Work to do: Once the pictures are set aside, transcribe the remaining data exactly.

Dataset extract:
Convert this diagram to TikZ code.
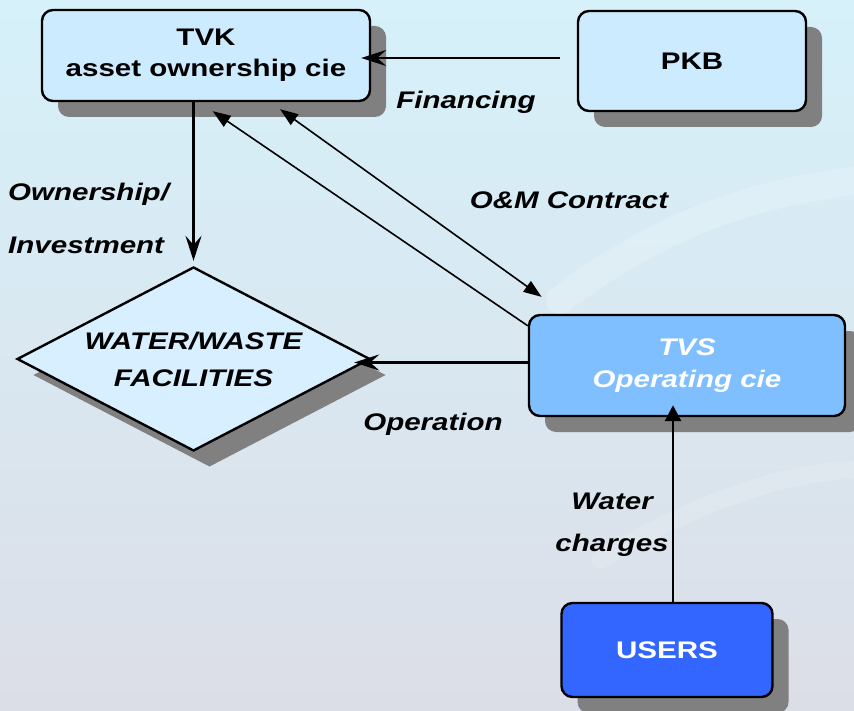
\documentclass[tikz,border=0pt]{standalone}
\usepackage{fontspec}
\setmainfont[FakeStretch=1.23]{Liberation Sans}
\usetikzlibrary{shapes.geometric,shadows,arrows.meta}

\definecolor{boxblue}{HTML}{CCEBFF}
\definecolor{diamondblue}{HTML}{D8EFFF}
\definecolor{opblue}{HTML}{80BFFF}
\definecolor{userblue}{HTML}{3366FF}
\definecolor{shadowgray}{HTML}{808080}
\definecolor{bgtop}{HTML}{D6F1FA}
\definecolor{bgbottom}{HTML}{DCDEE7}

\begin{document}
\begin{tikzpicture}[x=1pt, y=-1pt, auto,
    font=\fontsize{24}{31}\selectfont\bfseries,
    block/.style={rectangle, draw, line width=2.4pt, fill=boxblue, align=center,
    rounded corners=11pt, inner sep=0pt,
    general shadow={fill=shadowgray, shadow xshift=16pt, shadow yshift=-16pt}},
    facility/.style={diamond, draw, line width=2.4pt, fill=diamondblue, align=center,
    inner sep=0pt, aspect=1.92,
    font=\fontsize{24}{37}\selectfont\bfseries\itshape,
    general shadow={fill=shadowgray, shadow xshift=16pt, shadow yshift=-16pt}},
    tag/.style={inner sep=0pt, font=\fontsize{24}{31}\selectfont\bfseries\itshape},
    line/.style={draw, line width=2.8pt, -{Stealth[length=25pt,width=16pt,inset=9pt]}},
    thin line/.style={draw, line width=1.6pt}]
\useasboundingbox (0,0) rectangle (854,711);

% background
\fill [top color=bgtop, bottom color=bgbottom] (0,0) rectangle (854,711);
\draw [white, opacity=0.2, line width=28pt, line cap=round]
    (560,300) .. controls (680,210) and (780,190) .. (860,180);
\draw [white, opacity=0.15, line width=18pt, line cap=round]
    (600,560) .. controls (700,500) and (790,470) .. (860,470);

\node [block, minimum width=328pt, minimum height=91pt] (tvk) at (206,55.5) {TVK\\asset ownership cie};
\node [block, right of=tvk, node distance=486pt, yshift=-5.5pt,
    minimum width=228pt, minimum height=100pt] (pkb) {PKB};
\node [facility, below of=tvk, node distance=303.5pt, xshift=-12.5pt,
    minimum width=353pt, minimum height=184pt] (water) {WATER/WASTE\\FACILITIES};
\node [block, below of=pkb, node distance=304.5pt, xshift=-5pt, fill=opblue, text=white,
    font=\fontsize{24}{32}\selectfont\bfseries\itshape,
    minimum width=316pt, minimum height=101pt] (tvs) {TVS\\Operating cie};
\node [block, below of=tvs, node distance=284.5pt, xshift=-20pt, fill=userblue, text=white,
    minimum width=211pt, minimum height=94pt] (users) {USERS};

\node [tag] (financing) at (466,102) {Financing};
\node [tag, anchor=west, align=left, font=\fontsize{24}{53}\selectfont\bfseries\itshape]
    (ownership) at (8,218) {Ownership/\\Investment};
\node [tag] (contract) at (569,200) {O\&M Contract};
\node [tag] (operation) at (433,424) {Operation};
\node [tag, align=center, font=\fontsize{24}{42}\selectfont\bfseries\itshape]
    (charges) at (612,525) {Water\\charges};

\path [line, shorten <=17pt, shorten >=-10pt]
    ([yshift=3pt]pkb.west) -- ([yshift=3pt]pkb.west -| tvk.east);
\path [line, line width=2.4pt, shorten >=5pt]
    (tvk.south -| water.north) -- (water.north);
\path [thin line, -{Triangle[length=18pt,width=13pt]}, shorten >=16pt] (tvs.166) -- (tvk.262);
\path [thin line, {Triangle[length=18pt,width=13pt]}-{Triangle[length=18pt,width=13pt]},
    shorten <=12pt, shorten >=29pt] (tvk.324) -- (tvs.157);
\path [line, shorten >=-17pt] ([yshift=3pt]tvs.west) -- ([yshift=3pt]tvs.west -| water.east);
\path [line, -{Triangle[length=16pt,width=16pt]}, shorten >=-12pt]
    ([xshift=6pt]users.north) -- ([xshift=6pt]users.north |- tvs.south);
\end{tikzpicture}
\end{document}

Complete output:
Convert this diagram to TikZ code.
\documentclass[tikz,border=0pt]{standalone}
\usepackage{fontspec}
\setmainfont[FakeStretch=1.23]{Liberation Sans}
\usetikzlibrary{shapes.geometric,shadows,arrows.meta}

\definecolor{boxblue}{HTML}{CCEBFF}
\definecolor{diamondblue}{HTML}{D8EFFF}
\definecolor{opblue}{HTML}{80BFFF}
\definecolor{userblue}{HTML}{3366FF}
\definecolor{shadowgray}{HTML}{808080}
\definecolor{bgtop}{HTML}{D6F1FA}
\definecolor{bgbottom}{HTML}{DCDEE7}

\begin{document}
\begin{tikzpicture}[x=1pt, y=-1pt, auto,
    font=\fontsize{24}{31}\selectfont\bfseries,
    block/.style={rectangle, draw, line width=2.4pt, fill=boxblue, align=center,
    rounded corners=11pt, inner sep=0pt,
    general shadow={fill=shadowgray, shadow xshift=16pt, shadow yshift=-16pt}},
    facility/.style={diamond, draw, line width=2.4pt, fill=diamondblue, align=center,
    inner sep=0pt, aspect=1.92,
    font=\fontsize{24}{37}\selectfont\bfseries\itshape,
    general shadow={fill=shadowgray, shadow xshift=16pt, shadow yshift=-16pt}},
    tag/.style={inner sep=0pt, font=\fontsize{24}{31}\selectfont\bfseries\itshape},
    line/.style={draw, line width=2.8pt, -{Stealth[length=25pt,width=16pt,inset=9pt]}},
    thin line/.style={draw, line width=1.6pt}]
\useasboundingbox (0,0) rectangle (854,711);

% background
\fill [top color=bgtop, bottom color=bgbottom] (0,0) rectangle (854,711);
\draw [white, opacity=0.2, line width=28pt, line cap=round]
    (560,300) .. controls (680,210) and (780,190) .. (860,180);
\draw [white, opacity=0.15, line width=18pt, line cap=round]
    (600,560) .. controls (700,500) and (790,470) .. (860,470);

\node [block, minimum width=328pt, minimum height=91pt] (tvk) at (206,55.5) {TVK\\asset ownership cie};
\node [block, right of=tvk, node distance=486pt, yshift=-5.5pt,
    minimum width=228pt, minimum height=100pt] (pkb) {PKB};
\node [facility, below of=tvk, node distance=303.5pt, xshift=-12.5pt,
    minimum width=353pt, minimum height=184pt] (water) {WATER/WASTE\\FACILITIES};
\node [block, below of=pkb, node distance=304.5pt, xshift=-5pt, fill=opblue, text=white,
    font=\fontsize{24}{32}\selectfont\bfseries\itshape,
    minimum width=316pt, minimum height=101pt] (tvs) {TVS\\Operating cie};
\node [block, below of=tvs, node distance=284.5pt, xshift=-20pt, fill=userblue, text=white,
    minimum width=211pt, minimum height=94pt] (users) {USERS};

\node [tag] (financing) at (466,102) {Financing};
\node [tag, anchor=west, align=left, font=\fontsize{24}{53}\selectfont\bfseries\itshape]
    (ownership) at (8,218) {Ownership/\\Investment};
\node [tag] (contract) at (569,200) {O\&M Contract};
\node [tag] (operation) at (433,424) {Operation};
\node [tag, align=center, font=\fontsize{24}{42}\selectfont\bfseries\itshape]
    (charges) at (612,525) {Water\\charges};

\path [line, shorten <=17pt, shorten >=-10pt]
    ([yshift=3pt]pkb.west) -- ([yshift=3pt]pkb.west -| tvk.east);
\path [line, line width=2.4pt, shorten >=5pt]
    (tvk.south -| water.north) -- (water.north);
\path [thin line, -{Triangle[length=18pt,width=13pt]}, shorten >=16pt] (tvs.166) -- (tvk.262);
\path [thin line, {Triangle[length=18pt,width=13pt]}-{Triangle[length=18pt,width=13pt]},
    shorten <=12pt, shorten >=29pt] (tvk.324) -- (tvs.157);
\path [line, shorten >=-17pt] ([yshift=3pt]tvs.west) -- ([yshift=3pt]tvs.west -| water.east);
\path [line, -{Triangle[length=16pt,width=16pt]}, shorten >=-12pt]
    ([xshift=6pt]users.north) -- ([xshift=6pt]users.north |- tvs.south);
\end{tikzpicture}
\end{document}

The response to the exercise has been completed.